*Provided data*.
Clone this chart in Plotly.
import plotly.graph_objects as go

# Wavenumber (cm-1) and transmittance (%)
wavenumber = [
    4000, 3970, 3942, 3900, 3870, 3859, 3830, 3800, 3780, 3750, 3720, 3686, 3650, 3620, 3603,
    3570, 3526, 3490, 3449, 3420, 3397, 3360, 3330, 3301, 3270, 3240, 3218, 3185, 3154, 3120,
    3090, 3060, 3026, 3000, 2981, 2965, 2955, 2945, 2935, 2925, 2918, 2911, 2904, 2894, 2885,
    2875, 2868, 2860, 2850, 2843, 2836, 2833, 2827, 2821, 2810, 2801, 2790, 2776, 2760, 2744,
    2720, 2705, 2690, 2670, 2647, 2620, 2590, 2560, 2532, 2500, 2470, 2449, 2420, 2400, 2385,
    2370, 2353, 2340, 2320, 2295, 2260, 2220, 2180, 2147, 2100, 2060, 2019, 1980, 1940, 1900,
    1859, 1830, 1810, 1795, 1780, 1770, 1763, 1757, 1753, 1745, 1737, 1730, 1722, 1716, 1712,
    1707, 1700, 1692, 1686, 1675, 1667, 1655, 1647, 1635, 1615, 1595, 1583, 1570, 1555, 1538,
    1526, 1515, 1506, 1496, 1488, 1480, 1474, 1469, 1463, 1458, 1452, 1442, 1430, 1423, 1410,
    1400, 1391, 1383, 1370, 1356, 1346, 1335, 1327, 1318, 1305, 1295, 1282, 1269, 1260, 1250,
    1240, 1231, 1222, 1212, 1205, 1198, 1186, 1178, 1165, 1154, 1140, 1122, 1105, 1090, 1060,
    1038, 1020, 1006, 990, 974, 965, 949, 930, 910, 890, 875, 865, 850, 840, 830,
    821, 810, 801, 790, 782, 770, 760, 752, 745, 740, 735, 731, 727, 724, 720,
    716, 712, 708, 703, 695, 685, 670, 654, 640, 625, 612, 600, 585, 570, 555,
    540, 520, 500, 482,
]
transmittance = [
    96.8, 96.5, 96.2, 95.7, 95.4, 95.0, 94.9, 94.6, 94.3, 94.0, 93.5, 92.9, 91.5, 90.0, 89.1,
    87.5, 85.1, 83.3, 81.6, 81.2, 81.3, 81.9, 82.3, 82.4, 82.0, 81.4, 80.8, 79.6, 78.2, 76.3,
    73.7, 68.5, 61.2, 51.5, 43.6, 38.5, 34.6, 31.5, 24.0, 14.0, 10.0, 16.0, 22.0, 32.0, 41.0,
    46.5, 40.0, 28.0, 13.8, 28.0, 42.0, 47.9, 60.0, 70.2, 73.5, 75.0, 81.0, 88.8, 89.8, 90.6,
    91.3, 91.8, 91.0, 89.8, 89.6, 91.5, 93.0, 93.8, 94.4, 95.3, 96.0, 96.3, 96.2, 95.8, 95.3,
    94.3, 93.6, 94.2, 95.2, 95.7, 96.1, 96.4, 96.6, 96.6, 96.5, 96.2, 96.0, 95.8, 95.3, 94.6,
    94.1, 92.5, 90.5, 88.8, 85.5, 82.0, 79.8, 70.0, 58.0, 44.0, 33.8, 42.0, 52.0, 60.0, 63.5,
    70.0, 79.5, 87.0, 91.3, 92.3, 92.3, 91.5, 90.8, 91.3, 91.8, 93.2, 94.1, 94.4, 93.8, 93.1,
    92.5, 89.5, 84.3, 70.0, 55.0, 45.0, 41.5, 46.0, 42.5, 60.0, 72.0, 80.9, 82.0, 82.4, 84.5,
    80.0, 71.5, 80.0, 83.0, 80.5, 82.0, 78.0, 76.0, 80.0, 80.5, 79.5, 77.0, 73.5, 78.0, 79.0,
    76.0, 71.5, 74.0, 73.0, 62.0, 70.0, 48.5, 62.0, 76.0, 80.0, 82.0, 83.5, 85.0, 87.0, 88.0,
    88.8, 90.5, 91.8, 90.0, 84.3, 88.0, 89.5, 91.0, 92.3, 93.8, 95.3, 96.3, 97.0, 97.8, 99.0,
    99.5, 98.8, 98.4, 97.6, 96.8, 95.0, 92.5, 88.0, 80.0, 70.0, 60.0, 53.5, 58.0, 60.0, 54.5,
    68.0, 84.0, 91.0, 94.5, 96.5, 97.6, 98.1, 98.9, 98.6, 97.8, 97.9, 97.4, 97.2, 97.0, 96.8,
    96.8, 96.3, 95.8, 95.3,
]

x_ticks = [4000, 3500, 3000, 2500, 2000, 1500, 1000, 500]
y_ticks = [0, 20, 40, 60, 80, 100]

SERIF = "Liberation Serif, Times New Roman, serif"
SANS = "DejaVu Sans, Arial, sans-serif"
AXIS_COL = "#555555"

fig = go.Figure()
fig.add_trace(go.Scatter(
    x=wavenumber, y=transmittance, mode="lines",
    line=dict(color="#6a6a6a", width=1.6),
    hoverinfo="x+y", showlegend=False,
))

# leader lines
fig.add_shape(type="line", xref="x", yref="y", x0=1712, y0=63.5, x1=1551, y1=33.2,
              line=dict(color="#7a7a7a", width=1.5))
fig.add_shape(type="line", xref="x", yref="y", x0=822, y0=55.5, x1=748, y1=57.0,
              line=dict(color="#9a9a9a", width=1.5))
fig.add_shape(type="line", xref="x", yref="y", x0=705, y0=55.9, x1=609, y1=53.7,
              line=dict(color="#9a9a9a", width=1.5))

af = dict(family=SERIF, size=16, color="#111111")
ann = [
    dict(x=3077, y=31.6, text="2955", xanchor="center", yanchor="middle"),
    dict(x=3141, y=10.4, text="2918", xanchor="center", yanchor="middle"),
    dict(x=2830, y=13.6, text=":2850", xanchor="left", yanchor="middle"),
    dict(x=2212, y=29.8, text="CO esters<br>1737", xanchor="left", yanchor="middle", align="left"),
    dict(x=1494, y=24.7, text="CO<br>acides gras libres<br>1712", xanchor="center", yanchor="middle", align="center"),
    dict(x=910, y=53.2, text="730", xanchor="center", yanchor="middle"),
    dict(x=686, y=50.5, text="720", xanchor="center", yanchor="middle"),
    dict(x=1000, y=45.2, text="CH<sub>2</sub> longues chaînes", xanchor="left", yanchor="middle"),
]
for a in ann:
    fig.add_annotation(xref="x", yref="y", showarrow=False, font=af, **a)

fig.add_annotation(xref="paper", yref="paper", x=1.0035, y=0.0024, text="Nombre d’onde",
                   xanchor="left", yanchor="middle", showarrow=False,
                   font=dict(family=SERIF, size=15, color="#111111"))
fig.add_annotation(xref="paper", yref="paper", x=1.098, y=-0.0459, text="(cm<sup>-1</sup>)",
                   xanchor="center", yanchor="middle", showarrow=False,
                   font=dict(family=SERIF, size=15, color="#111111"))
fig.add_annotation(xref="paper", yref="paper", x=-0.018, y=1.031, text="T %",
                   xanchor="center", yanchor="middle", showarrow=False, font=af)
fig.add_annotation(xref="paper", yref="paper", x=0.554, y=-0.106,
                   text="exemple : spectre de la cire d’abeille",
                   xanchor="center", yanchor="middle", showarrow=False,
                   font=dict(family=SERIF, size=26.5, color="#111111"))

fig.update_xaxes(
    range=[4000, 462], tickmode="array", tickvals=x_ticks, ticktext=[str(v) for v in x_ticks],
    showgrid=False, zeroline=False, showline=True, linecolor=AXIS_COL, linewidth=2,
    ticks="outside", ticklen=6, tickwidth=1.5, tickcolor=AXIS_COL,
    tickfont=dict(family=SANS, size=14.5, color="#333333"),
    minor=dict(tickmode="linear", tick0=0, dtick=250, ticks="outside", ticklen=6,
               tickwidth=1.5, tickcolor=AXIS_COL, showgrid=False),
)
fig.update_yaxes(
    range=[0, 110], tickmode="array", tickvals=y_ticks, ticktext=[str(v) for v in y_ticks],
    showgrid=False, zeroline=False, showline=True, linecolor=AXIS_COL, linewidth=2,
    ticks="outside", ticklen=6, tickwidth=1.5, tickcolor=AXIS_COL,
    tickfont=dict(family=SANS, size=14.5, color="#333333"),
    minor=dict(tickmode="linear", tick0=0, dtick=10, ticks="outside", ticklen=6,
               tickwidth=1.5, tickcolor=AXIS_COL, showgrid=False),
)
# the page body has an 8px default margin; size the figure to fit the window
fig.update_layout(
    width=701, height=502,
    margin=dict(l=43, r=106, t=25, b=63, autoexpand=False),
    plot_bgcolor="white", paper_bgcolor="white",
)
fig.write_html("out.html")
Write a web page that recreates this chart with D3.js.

*Exercise aim*. Please output the exact lines of the records above, beginning with the first and stopping after the line that holds "import plotly.graph_objects as go", and nothing else.

*Answer to the exercise*.
Clone this chart in Plotly.
import plotly.graph_objects as go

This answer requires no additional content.